Mozz family metadata

19 May 2016

I’ve written before about the lengths I go to to keep photos safe. I don’t miss the ceremony of dragging out a physical album, ostentatiously blowing the dust off and crackling through the pages. Not for me - gathering round an iPad or a screen is just as good if you want to make an occasion of it.

My entire photo collection is over 13,000 photos at the moment, growing rapidly thanks to Iris and Finn. I carve out a small amount of time each week to discarding crummy shots and compile “best bits” videos. Painful and dull but ultimately rewarding; I’m proud of the results. Anyway, the collection is already bigger than the memory on my phone. Pleasingly I’ve just made the whole thing accessible from my phone through a nice perk of being an Amazon Prime member. For photos (annoyingly, but understandably, not video) Prime members get unlimited free cloud storage in Amazon Cloud Drive. My end-of-the-world backup is already in Amazon, easily accessible to geeks like me on s3. That’s good, but browsing it is clunky: it’s more of a backup than anything else. Since the whole lot are already up there in the cloud, it only took tens of minutes to copy them down to webfaction and then back up to Cloud Drive (I used acd_cli).
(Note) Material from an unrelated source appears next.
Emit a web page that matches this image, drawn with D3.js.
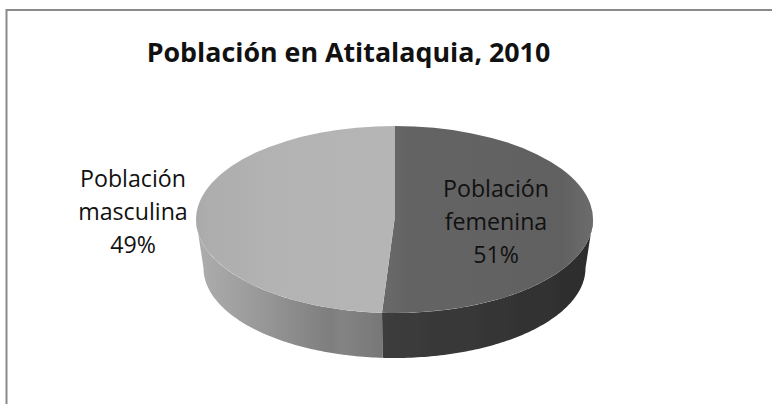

A whole new copy of over 30GB of data, stored for free and now enjoyably browsable. I’m not worried about being locked in to Amazon Prime because this is a copy, and certainly not the only one.

I like “consuming” digital photos like this: stealing odd moments to flick through albums is a bit like spaced repetition - it helps me remember. And it’s nice seeing the “date taken” scroll bar at the side extend from this week in May 2016 all the way back to well before I was born. My efforts with synthetic, approximate metadata during the family album digitisation are starting to feel worthwhile.